THE mysterious disappearance of a 66ft maypole thrust the villages of Burnsall and Thorpe into the national limelight.

It was just before the 1991 May celebrations that Burnsall residents awoke to find that their maypole had gone missing.

The £150 pole had only been standing for nine months - bought with money raised by the community to replace a previous one that had blown down in high winds.

It had been cleaned and stripped for the May celebrations.

Meanwhile, one-and-a-half miles away in sleepy Thorpe, equally amazed residents woke to find a maypole, remarkably similar to the one that had stood in Burnsall, concreted into their village green and proudly flying the Union flag.

Villagers were, however, remaining tight-lipped, with nobody admitting seeing or hearing anything.

The saga of the missing maypole was suspiciously similar to an occurrence reported in 1804 and reproduced in the May 1991 parish magazine.

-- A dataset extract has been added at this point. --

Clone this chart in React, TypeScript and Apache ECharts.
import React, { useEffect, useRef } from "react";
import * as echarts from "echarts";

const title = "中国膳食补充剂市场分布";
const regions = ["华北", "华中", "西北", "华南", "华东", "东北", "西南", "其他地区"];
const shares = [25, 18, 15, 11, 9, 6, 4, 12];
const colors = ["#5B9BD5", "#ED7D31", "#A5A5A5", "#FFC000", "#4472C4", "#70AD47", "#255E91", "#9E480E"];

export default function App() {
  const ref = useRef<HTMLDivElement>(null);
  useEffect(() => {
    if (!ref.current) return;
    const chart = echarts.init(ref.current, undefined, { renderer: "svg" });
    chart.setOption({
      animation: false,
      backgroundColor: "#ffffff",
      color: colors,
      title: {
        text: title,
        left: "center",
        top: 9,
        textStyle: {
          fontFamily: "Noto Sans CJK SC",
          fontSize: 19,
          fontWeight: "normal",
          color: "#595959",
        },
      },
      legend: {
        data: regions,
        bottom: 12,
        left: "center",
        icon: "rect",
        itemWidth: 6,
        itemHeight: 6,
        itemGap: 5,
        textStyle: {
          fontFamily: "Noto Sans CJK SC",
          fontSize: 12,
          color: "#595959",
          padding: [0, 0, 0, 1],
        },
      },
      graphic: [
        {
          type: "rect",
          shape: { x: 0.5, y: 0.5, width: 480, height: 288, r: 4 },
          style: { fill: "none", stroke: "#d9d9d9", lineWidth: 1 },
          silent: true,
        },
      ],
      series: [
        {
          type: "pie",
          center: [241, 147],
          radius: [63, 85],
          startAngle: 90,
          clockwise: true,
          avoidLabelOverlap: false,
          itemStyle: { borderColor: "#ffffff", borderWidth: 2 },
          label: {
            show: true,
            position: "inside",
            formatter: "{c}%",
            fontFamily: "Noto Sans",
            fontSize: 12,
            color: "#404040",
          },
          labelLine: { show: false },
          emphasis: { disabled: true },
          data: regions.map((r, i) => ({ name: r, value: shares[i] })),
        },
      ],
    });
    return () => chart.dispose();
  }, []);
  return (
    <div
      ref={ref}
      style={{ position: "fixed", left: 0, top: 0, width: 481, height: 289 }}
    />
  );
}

It told of a maypole at Burnsall being taken away in the dead of night by the merry cobblers from Thorpe. It remained undiscovered for some time much to the amusement of the Thorpe folk. However, "after a sharp encounter with those lads of the 'lapstone and leather', it was borne back in triumph amid victorious shouts of the boys of Burnsall and again fixed in its original position'."

And, nearly 200 years later, Burnsall residents were taking the latest disappearance as a bit of fun - but were keen to see the maypole returned or their £150 reimbursed.

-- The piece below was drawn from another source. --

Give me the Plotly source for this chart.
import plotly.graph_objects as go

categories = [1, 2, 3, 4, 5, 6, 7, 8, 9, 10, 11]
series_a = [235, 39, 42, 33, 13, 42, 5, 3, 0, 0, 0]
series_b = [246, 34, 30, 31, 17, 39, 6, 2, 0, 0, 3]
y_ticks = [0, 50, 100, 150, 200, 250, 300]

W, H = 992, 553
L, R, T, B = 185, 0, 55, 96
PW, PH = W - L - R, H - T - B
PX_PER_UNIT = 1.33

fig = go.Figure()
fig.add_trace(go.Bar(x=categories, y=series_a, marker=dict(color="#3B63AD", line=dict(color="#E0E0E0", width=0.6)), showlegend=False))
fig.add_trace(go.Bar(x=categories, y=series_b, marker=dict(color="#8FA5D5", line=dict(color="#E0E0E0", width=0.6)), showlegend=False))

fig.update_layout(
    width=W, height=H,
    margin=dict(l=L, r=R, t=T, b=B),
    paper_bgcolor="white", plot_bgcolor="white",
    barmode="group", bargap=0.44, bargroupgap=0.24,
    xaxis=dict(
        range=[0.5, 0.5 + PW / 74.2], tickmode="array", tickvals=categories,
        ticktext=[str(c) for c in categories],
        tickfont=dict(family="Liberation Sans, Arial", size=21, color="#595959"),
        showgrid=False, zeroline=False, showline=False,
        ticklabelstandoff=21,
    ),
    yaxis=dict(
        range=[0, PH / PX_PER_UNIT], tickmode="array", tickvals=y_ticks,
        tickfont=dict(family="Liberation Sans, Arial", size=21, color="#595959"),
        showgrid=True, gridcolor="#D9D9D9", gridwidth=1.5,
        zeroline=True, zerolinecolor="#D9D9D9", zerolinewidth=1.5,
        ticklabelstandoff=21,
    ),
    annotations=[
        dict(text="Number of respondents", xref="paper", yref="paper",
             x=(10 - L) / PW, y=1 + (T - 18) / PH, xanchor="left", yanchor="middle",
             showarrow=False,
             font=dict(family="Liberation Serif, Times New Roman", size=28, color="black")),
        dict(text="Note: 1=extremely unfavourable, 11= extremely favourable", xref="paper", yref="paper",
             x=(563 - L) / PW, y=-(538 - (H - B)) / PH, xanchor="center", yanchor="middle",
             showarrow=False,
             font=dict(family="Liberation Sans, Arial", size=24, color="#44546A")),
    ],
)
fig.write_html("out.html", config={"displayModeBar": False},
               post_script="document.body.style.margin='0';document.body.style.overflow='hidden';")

Alan Stockdale, chairman of Burnsall Parish Meeting, said: "It was not totally unexpected, but I didn't think they would actually put it up. But it is all taken in the spirit intended - providing it is returned."

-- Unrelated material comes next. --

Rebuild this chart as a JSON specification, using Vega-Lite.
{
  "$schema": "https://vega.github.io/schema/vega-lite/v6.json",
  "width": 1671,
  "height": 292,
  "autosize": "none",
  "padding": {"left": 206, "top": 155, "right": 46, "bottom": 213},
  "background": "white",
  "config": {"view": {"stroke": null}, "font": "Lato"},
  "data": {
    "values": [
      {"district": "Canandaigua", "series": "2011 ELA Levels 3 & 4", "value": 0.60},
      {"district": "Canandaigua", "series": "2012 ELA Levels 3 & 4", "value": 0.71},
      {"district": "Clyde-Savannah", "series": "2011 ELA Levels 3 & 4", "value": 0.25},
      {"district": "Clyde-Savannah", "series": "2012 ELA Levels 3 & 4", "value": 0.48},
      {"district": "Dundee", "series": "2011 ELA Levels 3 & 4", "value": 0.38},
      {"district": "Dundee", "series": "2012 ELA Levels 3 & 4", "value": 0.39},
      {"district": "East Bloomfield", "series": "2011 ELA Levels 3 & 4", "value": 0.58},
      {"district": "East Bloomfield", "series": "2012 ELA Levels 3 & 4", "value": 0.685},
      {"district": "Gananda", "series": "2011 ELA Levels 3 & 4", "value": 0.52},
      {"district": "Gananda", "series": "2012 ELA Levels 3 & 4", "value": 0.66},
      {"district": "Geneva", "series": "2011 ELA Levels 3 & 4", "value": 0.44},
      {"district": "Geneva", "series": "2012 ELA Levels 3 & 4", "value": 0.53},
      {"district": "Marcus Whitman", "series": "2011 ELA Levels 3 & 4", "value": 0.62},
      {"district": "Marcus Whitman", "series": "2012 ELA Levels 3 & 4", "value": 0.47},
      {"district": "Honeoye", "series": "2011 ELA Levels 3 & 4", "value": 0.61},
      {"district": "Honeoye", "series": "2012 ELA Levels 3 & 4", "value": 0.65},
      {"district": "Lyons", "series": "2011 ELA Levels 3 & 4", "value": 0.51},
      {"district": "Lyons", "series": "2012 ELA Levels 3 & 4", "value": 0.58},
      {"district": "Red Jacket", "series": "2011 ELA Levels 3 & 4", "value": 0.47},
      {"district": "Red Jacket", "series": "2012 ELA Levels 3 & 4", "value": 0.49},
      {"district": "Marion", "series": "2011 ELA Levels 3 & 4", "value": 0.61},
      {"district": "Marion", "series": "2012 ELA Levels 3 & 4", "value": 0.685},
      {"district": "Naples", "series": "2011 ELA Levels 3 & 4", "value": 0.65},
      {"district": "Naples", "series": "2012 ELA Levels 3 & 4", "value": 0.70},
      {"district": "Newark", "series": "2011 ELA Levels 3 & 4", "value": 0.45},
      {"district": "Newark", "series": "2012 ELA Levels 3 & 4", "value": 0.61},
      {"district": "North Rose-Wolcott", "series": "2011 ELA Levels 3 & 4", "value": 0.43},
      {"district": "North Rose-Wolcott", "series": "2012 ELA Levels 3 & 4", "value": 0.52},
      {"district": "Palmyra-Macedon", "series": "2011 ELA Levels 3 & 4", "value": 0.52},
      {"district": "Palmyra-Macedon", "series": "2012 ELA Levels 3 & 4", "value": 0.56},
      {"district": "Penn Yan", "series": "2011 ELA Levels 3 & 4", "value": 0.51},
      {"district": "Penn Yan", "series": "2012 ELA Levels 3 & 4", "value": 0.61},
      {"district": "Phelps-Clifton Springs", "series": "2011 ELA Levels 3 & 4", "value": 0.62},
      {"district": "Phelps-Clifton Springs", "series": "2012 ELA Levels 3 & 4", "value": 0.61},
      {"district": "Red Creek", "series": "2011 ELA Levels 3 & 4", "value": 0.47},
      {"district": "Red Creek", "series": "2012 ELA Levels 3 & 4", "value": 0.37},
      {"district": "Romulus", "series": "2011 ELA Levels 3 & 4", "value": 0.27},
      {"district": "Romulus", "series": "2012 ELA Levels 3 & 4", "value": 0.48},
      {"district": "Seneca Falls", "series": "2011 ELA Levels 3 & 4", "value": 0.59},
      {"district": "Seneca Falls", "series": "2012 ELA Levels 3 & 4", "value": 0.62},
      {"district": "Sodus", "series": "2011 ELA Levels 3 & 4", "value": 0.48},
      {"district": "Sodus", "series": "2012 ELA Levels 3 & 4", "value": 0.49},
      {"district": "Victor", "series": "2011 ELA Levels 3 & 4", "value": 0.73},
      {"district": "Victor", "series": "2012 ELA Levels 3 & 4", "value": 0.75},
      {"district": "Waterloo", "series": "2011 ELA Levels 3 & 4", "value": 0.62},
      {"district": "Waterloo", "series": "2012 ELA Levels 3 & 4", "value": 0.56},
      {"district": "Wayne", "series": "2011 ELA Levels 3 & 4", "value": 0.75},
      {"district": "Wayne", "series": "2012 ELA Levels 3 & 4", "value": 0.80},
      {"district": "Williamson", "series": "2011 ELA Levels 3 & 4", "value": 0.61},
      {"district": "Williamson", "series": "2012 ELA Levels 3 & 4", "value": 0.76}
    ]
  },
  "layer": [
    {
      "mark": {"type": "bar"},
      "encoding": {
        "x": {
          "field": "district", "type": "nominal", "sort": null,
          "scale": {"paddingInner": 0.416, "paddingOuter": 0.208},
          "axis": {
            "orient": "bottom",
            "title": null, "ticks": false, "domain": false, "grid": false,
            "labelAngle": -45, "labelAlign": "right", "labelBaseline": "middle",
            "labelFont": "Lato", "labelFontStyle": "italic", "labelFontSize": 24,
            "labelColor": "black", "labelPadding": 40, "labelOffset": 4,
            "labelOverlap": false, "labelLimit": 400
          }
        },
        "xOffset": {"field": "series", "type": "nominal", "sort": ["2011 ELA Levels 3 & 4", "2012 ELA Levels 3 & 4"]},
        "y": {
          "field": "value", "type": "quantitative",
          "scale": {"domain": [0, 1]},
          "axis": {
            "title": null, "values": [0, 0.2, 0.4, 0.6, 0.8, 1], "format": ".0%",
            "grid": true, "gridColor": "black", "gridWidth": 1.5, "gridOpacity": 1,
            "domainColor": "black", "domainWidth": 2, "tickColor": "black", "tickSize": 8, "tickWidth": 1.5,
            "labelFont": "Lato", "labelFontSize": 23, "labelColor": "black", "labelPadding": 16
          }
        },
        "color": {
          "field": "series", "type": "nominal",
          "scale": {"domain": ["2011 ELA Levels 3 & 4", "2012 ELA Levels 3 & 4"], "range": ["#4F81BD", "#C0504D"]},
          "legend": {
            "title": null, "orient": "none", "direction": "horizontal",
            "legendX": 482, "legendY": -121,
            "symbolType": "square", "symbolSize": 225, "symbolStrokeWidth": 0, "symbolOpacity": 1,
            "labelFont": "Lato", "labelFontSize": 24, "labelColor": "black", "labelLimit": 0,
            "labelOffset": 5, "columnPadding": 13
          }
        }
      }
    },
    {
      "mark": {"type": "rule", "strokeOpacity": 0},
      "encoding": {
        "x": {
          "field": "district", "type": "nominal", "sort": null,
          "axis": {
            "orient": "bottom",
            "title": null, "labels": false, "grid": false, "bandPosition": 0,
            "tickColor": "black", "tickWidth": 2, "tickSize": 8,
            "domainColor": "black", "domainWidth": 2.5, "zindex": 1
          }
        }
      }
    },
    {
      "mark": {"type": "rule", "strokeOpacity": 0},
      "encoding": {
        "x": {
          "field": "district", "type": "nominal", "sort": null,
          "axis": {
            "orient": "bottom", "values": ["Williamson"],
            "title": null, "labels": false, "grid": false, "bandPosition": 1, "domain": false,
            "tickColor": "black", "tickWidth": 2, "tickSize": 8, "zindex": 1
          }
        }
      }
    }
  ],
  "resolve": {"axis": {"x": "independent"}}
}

Over in Thorpe, villagers seemed quite taken with the new addition.

"We are getting to like the maypole," said Ken Gamble, chairman of the Thorpe Parish Meeting. "It looks very proud standing there and I think it is rather nice.

"I was seeing to sheep at about 10pm and I saw nothing in the village although the next morning, there it was concreted in. The people of Burnsall are pointing the finger at us, but I don't know how it got there. But it has been done professionally and has been put up straight as a die. There are even daffodils around it."

Retiring Burnsall vicar, the Rev Alan Whitworth, said he was sure the maypole would be returned.

And so it was, but not without the intervention of Burnsall residents. Three weeks after its disappearance, ten villagers, armed with ropes, ladders, a tractor digger and spades drove to Thorpe with the intention of returning it to its rightful place.

Structural engineer George Burfitt climbed the pole and fixed a rope around it so that it could be safely lowered to the ground. Four hours later it came down unharmed and was transported back to Burnsall, with one end on a trolley and the other in the back of a Land Rover.

However, what had started as a joke had turned sour, with residents of both Burnsall and Thorpe reportedly fed up of tourists invading the area, looking for the pole.

So did everyone live happily ever after? Not really.

Over Christmas 1997, the maypole was again brought down by high winds - and was mysteriously replaced by "an apology of a maypole".

Described as not much larger than a twig, it was not even half the size of the original and once again the finger was pointed at Thorpe, with Appletreewick also in the frame.

"Obviously, no-one is going to own up to putting it up," said the Herald's Burnsall correspondent Ed Williams. "It is only a tiny little thing, in fact it's an apology for a maypole - a disgrace!"

Just weeks later, the "imposter" was removed because residents thought it made them a laughing stock and, much to the merriment of the good folk of Thorpe, the village was left without a maypole until the summer of 1999 when a new pole was erected.

The work was carried out at 9pm one evening - "when the men of Thorpe were safely tucked up in bed with their cocoa and Noddy books" - and, to avoid any sabotage attempts, a news blackout was also imposed until the official unveiling.

But the Herald was on hand to record the auspicious occasion. The new maypole, topped by a splendid weathervane created by Nigel Daggett, was erected on top of a time capsule buried by the children of Burnsall School at the start of the decade.

"The good folk of Burnsall, pride restored, are keeping a close eye on their new edifice, mainly through the windows of campaign headquarters, the Red Lion," reported the Herald.